My first house in Philadelphia was a small row house on Cypress Street in the Rittenhouse neighborhood. A husband and wife and their newborn infant offered it for sale; she had already moved with the baby to Nantucket, leaving him behind to sell the house. He was clinging to the last remains of bachelorhood and was dragging his feet on the sale. When the seller’s agent would show the house, she would dutifully offer apologies for the underwear on the floor, the Chinese takeout on the kitchen counter and for the overall odor of the place. She would throw open the windows hoping to clear the locker-room stink of the place.

At the first walkthrough I was handed a spec sheet and the usual disclaimer form. Everything in the house seemed to lean to the right; I couldn’t stand upright in the “finished” basement; the house had been retro-fitted with high-velocity central air but most of the aluminum foil ductwork was exposed; the washer/dryer was perilously perched on the second floor just promising a flood. But the living room ceiling was planked in knotty pine giving the house a warm, cozy, nautical feel, and it was the cheapest offering in the zip code.
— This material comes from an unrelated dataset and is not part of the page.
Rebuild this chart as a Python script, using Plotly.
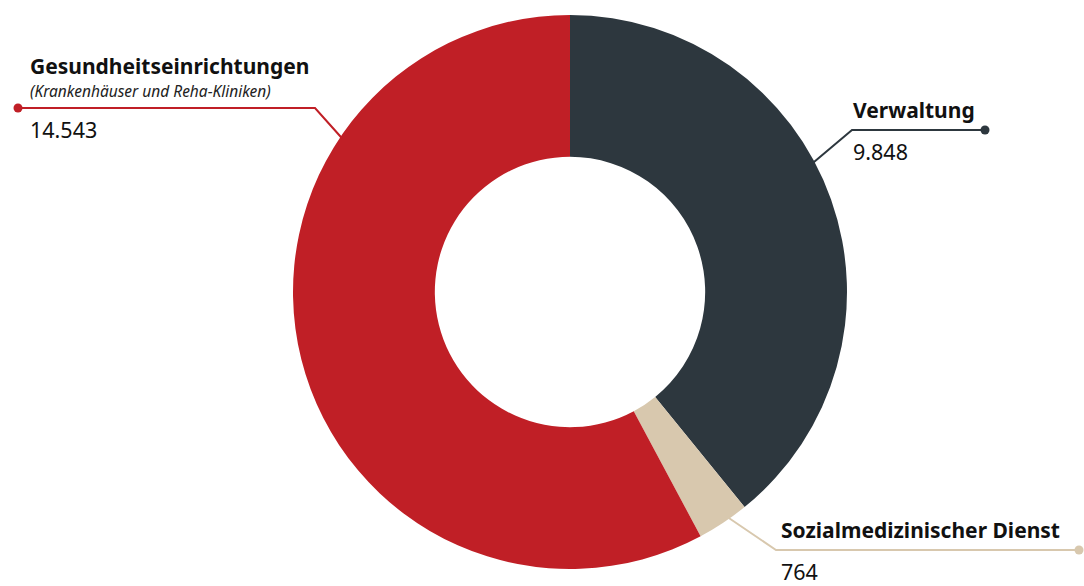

The second time I saw the house, after the windows had been thrown open to air out the place, I was given a revised disclaimer. What had changed? Added were the words: “ We have seen a mouse.” That visit, pulling at the edges of the stained carpet that covered the stairs and floors, I discovered the original pumpkin pine boards – the coziness factor increased exponentially. Offer made; offer accepted; sellers flew in from Nantucket; closing went off without a hitch.

Months later I would notice a fine blue powder dusting my dining room table.

When a small leak in the living room meant removing one or two knotty pine planks from the “charmingly nautical” ceiling, things got interesting. Blue powder, dead mice, skeletons, and droppings rained from the ceiling. Removing the entire ceiling revealed dozens and dozens of mice in various stages of decay. The blue powder was poison, thrown in packets throughout the ceiling. The stink, once attributed to a sweaty athletic seller, was the stench of death.

“We have seen a mouse.” Yeah, thanks for that.